Tom Kendrick, a lawyer who was jogging along the path, recounted the horror on Twitter: "I walked a few hundred yards north along the bike path looking for bodies, which were strewn over a long stretch. I saw bikes and bodies strewn over a stretch of several hundred yards."
In addition to the eight killed, 11 people were injured.
Saipov allegedly kept driving.
Minutes later, but not yet 3:10 p.m., middle school student Lucas Fernandez had just been dismissed from class.
He was leaving the school when he heard what he thought was an explosion and saw a flash of movement out of the corner of his eye.
The movement looked red to him, he would later tell his mother, Raquel. She realised what he must have seen was the blur of the truck's Home Depot logo, and he had heard the crash of one car into another.
At the corner of West and Chambers streets, after driving for nearly a mile, the truck came to a stop when it smashed into a school bus carrying children with special needs.
"Get back upstairs," a teacher told Lucas. "Get inside."
The school bus sat, lopsided, in the middle of Chambers Street. A youth sports nonprofit founder, Sebastian Sobczak, neared the scene and at first noticed only the bus's undamaged side.
"Are you OK?" he asked, as he looked into the window and saw two boys. "Can you call 911?" he asked a passerby as he crossed to the other side of the bus.
Only then did he understand: The other side was gone. "Oh my God," he cried, his voice rising into a wail. "Oh my God, oh my God."
He ran closer, to where the metal was so crumpled and twisted that, a 14-year-old witness named Olivia Raykhman would later tell news outlets, rescuers had to saw through the windows to pull the children to safety.
A short distance south, the rented truck had come to a stop. The front end was decimated. He emerged from the van near the corner of West and Chambers, near Stuyvesant High, where teacher Annie Thoms was realising this was the third terrorist attack she had witnessed from inside the high school: She had been a student there when a bomb exploded at the World Trade Center in 1993 and a young teacher when airplanes crashed into the World Trade Center in 2001. Now, she watched blue and red emergency lights reflect off buildings.
"That was when I felt very shaky," she said. "It was that moment of, 'Oh my gosh, emergency vehicles in Lower Manhattan again.'"
The Stuyvesant High students watching from the building took out their phones and began to record Saipov as he stumbled through traffic.
He was carrying what would later be identified as replica weapons in each hand - one a pellet gun and the other a paintball gun.

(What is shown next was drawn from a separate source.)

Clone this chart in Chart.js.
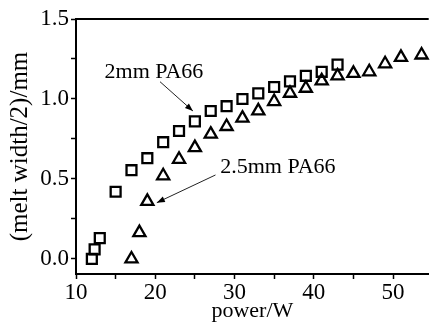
<!doctype html>
<html>
<head>
  <title>melt width vs power</title>
  <style>
    body { margin: 0; background: #fff; }
    #wrap { width: 438px; height: 325px; }
  </style>
</head>
<body>
<div id="wrap"><canvas id="chart" width="438" height="325"></canvas></div>

<script src="https://cdn.jsdelivr.net/npm/chart.js"></script>
<script>

	// 2mm PA66 (squares)
	const power2 = [12, 12.35, 13, 15, 17, 19, 21, 23, 25, 27, 29, 31, 33, 35, 37, 39, 41, 43]
	const width2 = [0, 0.06, 0.13, 0.42, 0.555, 0.63, 0.73, 0.80, 0.86, 0.925, 0.955, 1.0, 1.035, 1.075, 1.11, 1.145, 1.17, 1.215]

	// 2.5mm PA66 (triangles)
	const power25 = [17, 18, 19, 21, 23, 25, 27, 29, 31, 33, 35, 37, 39, 41, 43, 45, 47, 49, 51, 53.6]
	const width25 = [0, 0.165, 0.36, 0.52, 0.623, 0.696, 0.78, 0.828, 0.88, 0.926, 0.984, 1.036, 1.067, 1.113, 1.144, 1.16, 1.17, 1.22, 1.26, 1.275]

	const xTicks = [10, 15, 20, 25, 30, 35, 40, 45, 50]
	const xLabels = ['10', '', '20', '', '30', '', '40', '', '50']
	const yTicks = [0, 0.25, 0.5, 0.75, 1.0, 1.25, 1.5]
	const yLabels = ['0.0', '', '0.5', '', '1.0', '', '1.5']

	// annotation labels with arrow start -> arrow end, in data units
	const notes = [
		{ text: '2mm PA66', at: [13.6, 1.13], from: [20.6, 1.108], to: [24.75, 0.925] },
		{ text: '2.5mm PA66', at: [28.2, 0.54], from: [27.6, 0.525], to: [20.2, 0.352] },
	]

	const serif = 'Liberation Serif'

	const toPoints = (xs, ys) => xs.map((x, i) => ({ x: x, y: ys[i] }))

	const notesPlugin = {
		id: 'notes',
		afterDraw(chart) {
			const ctx = chart.ctx
			const xs = chart.scales.x
			const ys = chart.scales.y
			const area = chart.chartArea

			ctx.save()
			// top frame line
			ctx.strokeStyle = '#000'
			ctx.lineWidth = 2
			ctx.beginPath()
			ctx.moveTo(area.left - 1, area.top)
			ctx.lineTo(area.right, area.top)
			ctx.stroke()

			ctx.fillStyle = '#000'
			ctx.font = '22px "' + serif + '"'
			ctx.textBaseline = 'alphabetic'
			ctx.textAlign = 'left'
			notes.forEach(n => {
				ctx.fillText(n.text, xs.getPixelForValue(n.at[0]), ys.getPixelForValue(n.at[1]))

				const x0 = xs.getPixelForValue(n.from[0]), y0 = ys.getPixelForValue(n.from[1])
				const x1 = xs.getPixelForValue(n.to[0]), y1 = ys.getPixelForValue(n.to[1])
				const a = Math.atan2(y1 - y0, x1 - x0)
				ctx.strokeStyle = '#222'
				ctx.lineWidth = 1
				ctx.beginPath()
				ctx.moveTo(x0, y0)
				ctx.lineTo(x1, y1)
				ctx.stroke()
				ctx.beginPath()
				ctx.moveTo(x1, y1)
				ctx.lineTo(x1 - 8 * Math.cos(a) + 3 * Math.sin(a), y1 - 8 * Math.sin(a) - 3 * Math.cos(a))
				ctx.lineTo(x1 - 8 * Math.cos(a) - 3 * Math.sin(a), y1 - 8 * Math.sin(a) + 3 * Math.cos(a))
				ctx.closePath()
				ctx.fill()
			})
			ctx.restore()
		}
	}

	const marker = {
		showLine: false,
		pointRadius: 7,
		pointHoverRadius: 7,
		pointBorderWidth: 2.3,
		borderColor: '#000',
		backgroundColor: 'rgba(0,0,0,0)',
	}

	new Chart(document.getElementById('chart'), {
		type: 'scatter',
		data: {
			datasets: [
				Object.assign({ label: '2mm PA66', data: toPoints(power2, width2), pointStyle: 'rect' }, marker),
				Object.assign({ label: '2.5mm PA66', data: toPoints(power25, width25), pointStyle: 'triangle' }, marker),
			]
		},
		options: {
			responsive: false,
			animation: false,
			clip: false,
			layout: { padding: { top: 19, right: 0, left: 0, bottom: 0 } },
			plugins: {
				legend: { display: false },
				tooltip: { enabled: false },
			},
			scales: {
				x: {
					type: 'linear',
					min: 10,
					max: 54.5,
					afterBuildTicks: s => { s.ticks = xTicks.map(v => ({ value: v })) },
					afterFit: s => { s.height = 51 },
					ticks: {
						autoSkip: false,
						maxRotation: 0,
						padding: 0,
						color: '#000',
						font: { family: serif, size: 23 },
						callback: (v, i) => xLabels[i],
					},
					grid: { drawOnChartArea: false, tickLength: 5, tickColor: '#000', tickWidth: 1.5 },
					border: { color: '#000', width: 2 },
					title: {
						display: true,
						text: 'power/W',
						color: '#000',
						font: { family: serif, size: 22 },
						padding: { top: 0, bottom: 1 },
					},
				},
				y: {
					min: -0.094,
					max: 1.5,
					afterBuildTicks: s => { s.ticks = yTicks.map(v => ({ value: v })) },
					afterFit: s => { s.width = 76 },
					ticks: {
						autoSkip: false,
						padding: 2,
						color: '#000',
						font: { family: serif, size: 23 },
						callback: (v, i) => yLabels[i],
					},
					grid: { drawOnChartArea: false, tickLength: 5, tickColor: '#000', tickWidth: 1.5 },
					border: { color: '#000', width: 2 },
					title: {
						display: true,
						text: '(melt width/2)/mm',
						color: '#000',
						font: { family: serif, size: 25 },
						padding: { top: 5, bottom: 0 },
					},
				},
			}
		},
		plugins: [notesPlugin]
	})

</script>
</body>
</html>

He ran between cars as sirens blared, zigzagging and changing direction while law enforcement swarmed on all sides.
Ryan Nash, an officer who has been with the New York Police Department since 2012, and who had been at the school, took a shot and hit Saipov in the stomach.
The singer Josh Groban, who was out walking his dog, heard noises coming from the corner where he had intended to have coffee: "Oh my god I just heard gun shots and ran," he posted on Twitter.
"Suspect is down," an officer said into his radio.
Saipov was lying on his belly, on the same bike path to which he had allegedly just brought such brief, enormous horror.
On their radios, officers tried to convey the massacre that stretched north before them, as far as one could see. "We have multiple people on ground, from Chambers all the way up to Houston. All the way up to Houston," an officer repeated. "It's going to be a crime scene."
It had been just five minutes since the truck had first turned off Houston.
The path was lined with battered metal and people.
A few hours later, the sun went down. Neighborhood children began to emerge from apartment buildings dressed in Harry Potter and ninja costumes and lit by the glow of dozens of police cars.
As they went trick-or-treating, one block away, crime scene investigators dressed in white hazmat suits paced the length of the path with their heads bowed, moving slowly, several abreast, examining the broken ground.